M. Perez a néanmoins réclamé plus de vigilance de la part des administrateurs.
Des sommes à récupérer

Une situation « inacceptable », a estimé la mairesse Valérie Plante.
Photo : Radio-Canada
La Ville se penche maintenant sur les recours possibles.
« S’il y a une façon de récupérer l’argent que les Montréalais ont payé pour rien, […] on va le faire.

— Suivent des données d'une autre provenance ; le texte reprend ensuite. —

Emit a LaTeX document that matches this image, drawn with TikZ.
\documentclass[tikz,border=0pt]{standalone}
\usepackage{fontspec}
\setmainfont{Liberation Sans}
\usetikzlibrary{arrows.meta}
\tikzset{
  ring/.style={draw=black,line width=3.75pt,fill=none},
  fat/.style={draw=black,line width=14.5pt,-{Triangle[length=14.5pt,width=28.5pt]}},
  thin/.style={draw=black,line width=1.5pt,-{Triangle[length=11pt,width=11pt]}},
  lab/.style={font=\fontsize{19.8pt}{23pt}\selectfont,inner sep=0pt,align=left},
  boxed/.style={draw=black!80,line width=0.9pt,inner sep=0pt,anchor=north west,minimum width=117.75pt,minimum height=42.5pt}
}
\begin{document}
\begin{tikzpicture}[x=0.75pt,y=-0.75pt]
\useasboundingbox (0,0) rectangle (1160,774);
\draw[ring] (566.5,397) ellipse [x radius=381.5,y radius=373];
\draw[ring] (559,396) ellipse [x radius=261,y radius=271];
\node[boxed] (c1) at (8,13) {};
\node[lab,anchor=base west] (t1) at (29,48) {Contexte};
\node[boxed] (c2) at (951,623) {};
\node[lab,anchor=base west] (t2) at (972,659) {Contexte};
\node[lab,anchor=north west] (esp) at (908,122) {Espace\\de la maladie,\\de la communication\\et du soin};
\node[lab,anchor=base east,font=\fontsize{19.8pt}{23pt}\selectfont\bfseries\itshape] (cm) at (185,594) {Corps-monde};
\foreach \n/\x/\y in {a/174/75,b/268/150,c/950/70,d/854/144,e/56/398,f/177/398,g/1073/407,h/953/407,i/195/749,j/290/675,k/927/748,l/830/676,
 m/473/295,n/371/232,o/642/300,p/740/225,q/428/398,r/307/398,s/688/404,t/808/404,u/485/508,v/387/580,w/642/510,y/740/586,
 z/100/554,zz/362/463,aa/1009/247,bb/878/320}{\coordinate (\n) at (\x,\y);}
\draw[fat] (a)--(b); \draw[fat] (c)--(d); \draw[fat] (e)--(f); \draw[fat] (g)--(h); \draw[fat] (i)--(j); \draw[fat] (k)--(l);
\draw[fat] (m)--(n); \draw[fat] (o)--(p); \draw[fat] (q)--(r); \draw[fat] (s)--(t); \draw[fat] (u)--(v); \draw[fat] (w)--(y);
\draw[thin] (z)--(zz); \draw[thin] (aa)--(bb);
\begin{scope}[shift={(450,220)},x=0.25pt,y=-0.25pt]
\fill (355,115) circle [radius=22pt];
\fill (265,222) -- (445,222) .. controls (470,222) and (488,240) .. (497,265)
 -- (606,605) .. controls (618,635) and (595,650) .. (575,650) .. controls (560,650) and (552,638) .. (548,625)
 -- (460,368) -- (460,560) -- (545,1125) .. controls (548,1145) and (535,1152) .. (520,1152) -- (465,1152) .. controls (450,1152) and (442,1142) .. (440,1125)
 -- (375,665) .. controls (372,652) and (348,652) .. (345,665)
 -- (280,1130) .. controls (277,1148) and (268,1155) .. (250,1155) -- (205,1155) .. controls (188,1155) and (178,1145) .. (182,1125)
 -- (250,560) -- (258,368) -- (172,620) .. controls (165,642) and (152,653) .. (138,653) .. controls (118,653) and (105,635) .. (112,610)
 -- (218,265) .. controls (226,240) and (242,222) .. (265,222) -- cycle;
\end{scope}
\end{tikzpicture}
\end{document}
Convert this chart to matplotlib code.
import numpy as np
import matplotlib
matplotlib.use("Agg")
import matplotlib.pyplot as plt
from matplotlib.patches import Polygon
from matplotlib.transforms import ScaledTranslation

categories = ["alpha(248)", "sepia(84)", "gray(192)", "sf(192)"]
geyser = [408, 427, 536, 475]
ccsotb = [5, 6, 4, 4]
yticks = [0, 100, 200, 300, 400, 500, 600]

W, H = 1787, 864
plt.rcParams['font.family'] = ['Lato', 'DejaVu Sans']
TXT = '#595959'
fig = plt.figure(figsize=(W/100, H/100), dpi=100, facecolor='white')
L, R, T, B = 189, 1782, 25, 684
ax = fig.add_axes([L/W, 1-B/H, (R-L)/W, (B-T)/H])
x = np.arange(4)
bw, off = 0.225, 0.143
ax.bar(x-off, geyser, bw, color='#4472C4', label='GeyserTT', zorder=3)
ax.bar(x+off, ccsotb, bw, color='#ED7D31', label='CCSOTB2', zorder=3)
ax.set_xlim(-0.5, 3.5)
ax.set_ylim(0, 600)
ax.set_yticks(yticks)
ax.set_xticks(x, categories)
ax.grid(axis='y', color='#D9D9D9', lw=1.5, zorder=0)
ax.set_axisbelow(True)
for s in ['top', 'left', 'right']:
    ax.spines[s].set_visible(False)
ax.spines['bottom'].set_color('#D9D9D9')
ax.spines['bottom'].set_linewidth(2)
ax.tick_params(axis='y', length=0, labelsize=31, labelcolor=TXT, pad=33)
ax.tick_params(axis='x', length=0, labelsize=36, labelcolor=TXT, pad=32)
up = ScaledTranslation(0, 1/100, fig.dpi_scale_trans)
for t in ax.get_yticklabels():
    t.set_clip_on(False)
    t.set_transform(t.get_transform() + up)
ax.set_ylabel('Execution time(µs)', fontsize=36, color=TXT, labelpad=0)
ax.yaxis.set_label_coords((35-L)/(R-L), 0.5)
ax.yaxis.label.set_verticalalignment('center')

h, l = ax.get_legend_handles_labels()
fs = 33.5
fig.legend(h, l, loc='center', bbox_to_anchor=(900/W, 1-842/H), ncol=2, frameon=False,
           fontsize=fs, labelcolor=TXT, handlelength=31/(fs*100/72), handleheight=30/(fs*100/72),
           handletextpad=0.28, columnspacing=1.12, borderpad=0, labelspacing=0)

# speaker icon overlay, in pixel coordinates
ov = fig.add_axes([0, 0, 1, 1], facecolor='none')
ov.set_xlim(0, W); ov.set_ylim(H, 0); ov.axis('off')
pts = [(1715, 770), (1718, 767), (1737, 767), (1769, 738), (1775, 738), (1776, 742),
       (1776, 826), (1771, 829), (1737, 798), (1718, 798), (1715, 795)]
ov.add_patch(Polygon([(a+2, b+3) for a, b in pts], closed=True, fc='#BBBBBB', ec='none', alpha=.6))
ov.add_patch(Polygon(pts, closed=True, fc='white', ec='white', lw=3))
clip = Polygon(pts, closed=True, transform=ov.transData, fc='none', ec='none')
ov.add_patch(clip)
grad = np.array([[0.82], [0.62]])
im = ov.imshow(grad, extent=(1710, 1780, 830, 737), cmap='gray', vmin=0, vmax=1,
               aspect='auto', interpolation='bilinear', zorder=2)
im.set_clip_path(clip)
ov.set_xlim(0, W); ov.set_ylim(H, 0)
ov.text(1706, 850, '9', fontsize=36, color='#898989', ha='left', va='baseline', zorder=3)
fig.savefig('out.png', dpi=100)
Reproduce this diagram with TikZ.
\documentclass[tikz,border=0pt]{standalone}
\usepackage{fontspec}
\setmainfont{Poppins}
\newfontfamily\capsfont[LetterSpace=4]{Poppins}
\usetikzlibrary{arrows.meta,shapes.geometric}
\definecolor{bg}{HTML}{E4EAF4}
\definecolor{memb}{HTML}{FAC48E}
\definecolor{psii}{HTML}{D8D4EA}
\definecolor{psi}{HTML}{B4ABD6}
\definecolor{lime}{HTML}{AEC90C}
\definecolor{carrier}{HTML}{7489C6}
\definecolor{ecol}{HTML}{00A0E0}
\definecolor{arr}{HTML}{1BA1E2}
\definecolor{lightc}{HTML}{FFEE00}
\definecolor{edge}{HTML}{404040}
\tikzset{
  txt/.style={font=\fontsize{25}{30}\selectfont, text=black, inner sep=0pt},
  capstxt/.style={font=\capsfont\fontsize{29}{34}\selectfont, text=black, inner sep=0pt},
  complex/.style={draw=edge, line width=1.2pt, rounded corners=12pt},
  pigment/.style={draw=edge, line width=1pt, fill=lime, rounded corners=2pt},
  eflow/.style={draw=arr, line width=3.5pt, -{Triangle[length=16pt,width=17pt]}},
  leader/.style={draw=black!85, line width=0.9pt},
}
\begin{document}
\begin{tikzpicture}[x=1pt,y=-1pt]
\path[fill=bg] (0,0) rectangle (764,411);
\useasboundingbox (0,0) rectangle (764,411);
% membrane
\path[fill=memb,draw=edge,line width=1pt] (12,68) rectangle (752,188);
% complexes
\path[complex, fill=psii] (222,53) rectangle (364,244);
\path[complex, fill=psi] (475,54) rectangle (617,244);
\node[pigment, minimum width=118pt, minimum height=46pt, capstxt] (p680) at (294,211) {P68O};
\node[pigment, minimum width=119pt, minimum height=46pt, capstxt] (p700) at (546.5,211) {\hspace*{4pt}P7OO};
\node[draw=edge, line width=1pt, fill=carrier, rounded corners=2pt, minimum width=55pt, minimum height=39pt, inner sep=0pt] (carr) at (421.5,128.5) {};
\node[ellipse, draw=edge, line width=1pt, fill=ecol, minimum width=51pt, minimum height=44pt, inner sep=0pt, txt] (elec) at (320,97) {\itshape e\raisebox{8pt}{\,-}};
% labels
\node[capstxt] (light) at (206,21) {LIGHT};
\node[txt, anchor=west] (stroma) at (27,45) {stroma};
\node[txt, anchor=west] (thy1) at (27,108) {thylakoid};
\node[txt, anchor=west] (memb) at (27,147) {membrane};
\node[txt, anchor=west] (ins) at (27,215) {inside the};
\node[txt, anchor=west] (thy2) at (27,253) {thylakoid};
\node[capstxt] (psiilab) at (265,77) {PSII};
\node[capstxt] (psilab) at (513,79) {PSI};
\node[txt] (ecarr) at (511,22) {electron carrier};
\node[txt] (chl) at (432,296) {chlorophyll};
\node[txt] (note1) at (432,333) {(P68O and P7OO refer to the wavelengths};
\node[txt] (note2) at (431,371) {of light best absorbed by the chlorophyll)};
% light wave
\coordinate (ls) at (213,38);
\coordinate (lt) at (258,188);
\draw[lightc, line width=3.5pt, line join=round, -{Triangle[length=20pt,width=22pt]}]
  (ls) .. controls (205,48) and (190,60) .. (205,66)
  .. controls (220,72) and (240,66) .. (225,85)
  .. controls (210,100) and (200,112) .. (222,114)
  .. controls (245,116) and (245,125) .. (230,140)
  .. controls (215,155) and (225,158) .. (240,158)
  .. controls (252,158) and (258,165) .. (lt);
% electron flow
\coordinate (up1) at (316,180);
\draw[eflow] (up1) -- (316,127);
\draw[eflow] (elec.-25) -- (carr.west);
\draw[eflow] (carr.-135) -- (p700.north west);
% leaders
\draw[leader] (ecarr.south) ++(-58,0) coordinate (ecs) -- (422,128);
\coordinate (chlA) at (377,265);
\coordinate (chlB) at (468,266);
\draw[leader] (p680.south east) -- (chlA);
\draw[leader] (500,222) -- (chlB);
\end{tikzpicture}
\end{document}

On envisage tout », a affirmé Mme Plante.
Que les Montréalais paient pour les vidanges qui viennent d’autres municipalités, ce n’est pas acceptable.
La Ville n'est pas en mesure de dire combien SER a perçu en trop. « La somme totale est à valider, parce que le rapport est sorti vendredi passé, mais c'est beaucoup d’argent », a convenu Jean-François Parenteau en entrevue à Gravel le matin, sur les ondes d'ICI Première.
La Ville aurait même dû obtenir une ristourne de SER pour avoir réussi à réduire la quantité d'ordures qu'elle produisait. « Mais jamais on n’a réussi à avoir cette ristourne-là », a regretté M. Parenteau, expliquant que la quantité de déchets, gonflée par ceux qui venaient d’ailleurs, demeurait la même malgré les efforts de la municipalité.
Ainsi, pour les mêmes ordures, SER « récoltait l’argent de son contrat privé, mais en plus, les coûts étaient payés par les contribuables de la Ville de Montréal », a-t-il dit.
Jeremy Watt, un représentant de Waste Connections, la société mère de SER, a indiqué lundi qu'il réservait ses commentaires pour plus tard. « Nous étudions le rapport et nous réagirons en temps et lieu », a-t-il dit.